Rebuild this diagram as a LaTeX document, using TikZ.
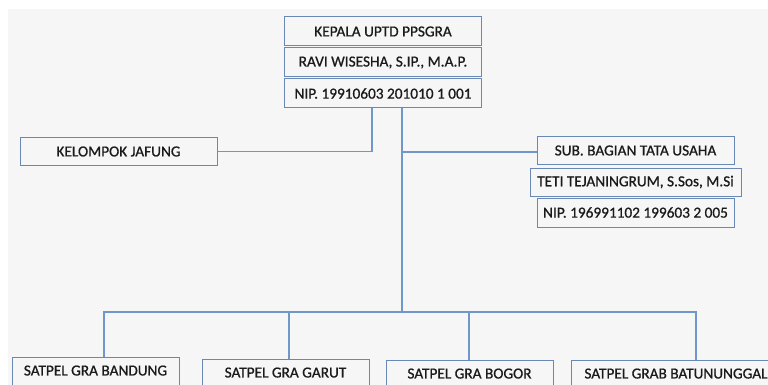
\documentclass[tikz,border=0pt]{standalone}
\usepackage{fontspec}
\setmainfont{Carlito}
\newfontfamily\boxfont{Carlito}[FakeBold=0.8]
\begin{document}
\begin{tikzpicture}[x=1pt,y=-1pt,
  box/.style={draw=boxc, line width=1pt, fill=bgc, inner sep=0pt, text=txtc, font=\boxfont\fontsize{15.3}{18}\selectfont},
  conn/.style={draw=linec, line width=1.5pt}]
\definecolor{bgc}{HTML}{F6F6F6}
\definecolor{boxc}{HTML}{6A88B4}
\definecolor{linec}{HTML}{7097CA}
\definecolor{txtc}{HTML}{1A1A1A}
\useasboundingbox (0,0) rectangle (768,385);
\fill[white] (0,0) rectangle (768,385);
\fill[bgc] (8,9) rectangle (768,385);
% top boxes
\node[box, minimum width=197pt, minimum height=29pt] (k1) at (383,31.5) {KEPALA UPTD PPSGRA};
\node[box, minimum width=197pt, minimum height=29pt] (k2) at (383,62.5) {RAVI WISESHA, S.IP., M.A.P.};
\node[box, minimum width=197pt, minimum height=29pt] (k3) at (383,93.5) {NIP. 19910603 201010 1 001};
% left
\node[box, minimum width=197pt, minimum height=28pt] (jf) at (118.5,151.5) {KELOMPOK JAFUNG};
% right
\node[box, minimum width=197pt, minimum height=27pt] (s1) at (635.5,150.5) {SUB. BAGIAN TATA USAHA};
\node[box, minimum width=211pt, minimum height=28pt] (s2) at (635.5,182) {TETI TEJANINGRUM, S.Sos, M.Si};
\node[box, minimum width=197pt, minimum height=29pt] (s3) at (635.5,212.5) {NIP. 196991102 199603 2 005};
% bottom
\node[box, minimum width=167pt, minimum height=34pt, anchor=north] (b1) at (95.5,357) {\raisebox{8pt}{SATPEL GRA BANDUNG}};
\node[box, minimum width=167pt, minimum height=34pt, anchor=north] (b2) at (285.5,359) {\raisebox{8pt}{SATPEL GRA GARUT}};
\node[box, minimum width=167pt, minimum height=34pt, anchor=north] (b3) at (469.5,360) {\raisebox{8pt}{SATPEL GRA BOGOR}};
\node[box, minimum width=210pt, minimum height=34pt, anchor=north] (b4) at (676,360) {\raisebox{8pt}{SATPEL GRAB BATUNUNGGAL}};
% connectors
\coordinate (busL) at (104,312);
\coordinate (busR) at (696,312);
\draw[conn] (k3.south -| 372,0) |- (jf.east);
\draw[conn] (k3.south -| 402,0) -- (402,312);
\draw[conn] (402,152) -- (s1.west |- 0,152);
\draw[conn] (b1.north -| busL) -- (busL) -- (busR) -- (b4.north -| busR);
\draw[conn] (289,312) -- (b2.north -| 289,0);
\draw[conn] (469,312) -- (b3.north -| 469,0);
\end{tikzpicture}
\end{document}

• • • • • • •

§ THE EXERCISE:
Every line of the material is to be quoted exactly, with no pictures carried over.

§ EXPECTED ANSWER:
Rebuild this diagram as a LaTeX document, using TikZ.
\documentclass[tikz,border=0pt]{standalone}
\usepackage{fontspec}
\setmainfont{Carlito}
\newfontfamily\boxfont{Carlito}[FakeBold=0.8]
\begin{document}
\begin{tikzpicture}[x=1pt,y=-1pt,
  box/.style={draw=boxc, line width=1pt, fill=bgc, inner sep=0pt, text=txtc, font=\boxfont\fontsize{15.3}{18}\selectfont},
  conn/.style={draw=linec, line width=1.5pt}]
\definecolor{bgc}{HTML}{F6F6F6}
\definecolor{boxc}{HTML}{6A88B4}
\definecolor{linec}{HTML}{7097CA}
\definecolor{txtc}{HTML}{1A1A1A}
\useasboundingbox (0,0) rectangle (768,385);
\fill[white] (0,0) rectangle (768,385);
\fill[bgc] (8,9) rectangle (768,385);
% top boxes
\node[box, minimum width=197pt, minimum height=29pt] (k1) at (383,31.5) {KEPALA UPTD PPSGRA};
\node[box, minimum width=197pt, minimum height=29pt] (k2) at (383,62.5) {RAVI WISESHA, S.IP., M.A.P.};
\node[box, minimum width=197pt, minimum height=29pt] (k3) at (383,93.5) {NIP. 19910603 201010 1 001};
% left
\node[box, minimum width=197pt, minimum height=28pt] (jf) at (118.5,151.5) {KELOMPOK JAFUNG};
% right
\node[box, minimum width=197pt, minimum height=27pt] (s1) at (635.5,150.5) {SUB. BAGIAN TATA USAHA};
\node[box, minimum width=211pt, minimum height=28pt] (s2) at (635.5,182) {TETI TEJANINGRUM, S.Sos, M.Si};
\node[box, minimum width=197pt, minimum height=29pt] (s3) at (635.5,212.5) {NIP. 196991102 199603 2 005};
% bottom
\node[box, minimum width=167pt, minimum height=34pt, anchor=north] (b1) at (95.5,357) {\raisebox{8pt}{SATPEL GRA BANDUNG}};
\node[box, minimum width=167pt, minimum height=34pt, anchor=north] (b2) at (285.5,359) {\raisebox{8pt}{SATPEL GRA GARUT}};
\node[box, minimum width=167pt, minimum height=34pt, anchor=north] (b3) at (469.5,360) {\raisebox{8pt}{SATPEL GRA BOGOR}};
\node[box, minimum width=210pt, minimum height=34pt, anchor=north] (b4) at (676,360) {\raisebox{8pt}{SATPEL GRAB BATUNUNGGAL}};
% connectors
\coordinate (busL) at (104,312);
\coordinate (busR) at (696,312);
\draw[conn] (k3.south -| 372,0) |- (jf.east);
\draw[conn] (k3.south -| 402,0) -- (402,312);
\draw[conn] (402,152) -- (s1.west |- 0,152);
\draw[conn] (b1.north -| busL) -- (busL) -- (busR) -- (b4.north -| busR);
\draw[conn] (289,312) -- (b2.north -| 289,0);
\draw[conn] (469,312) -- (b3.north -| 469,0);
\end{tikzpicture}
\end{document}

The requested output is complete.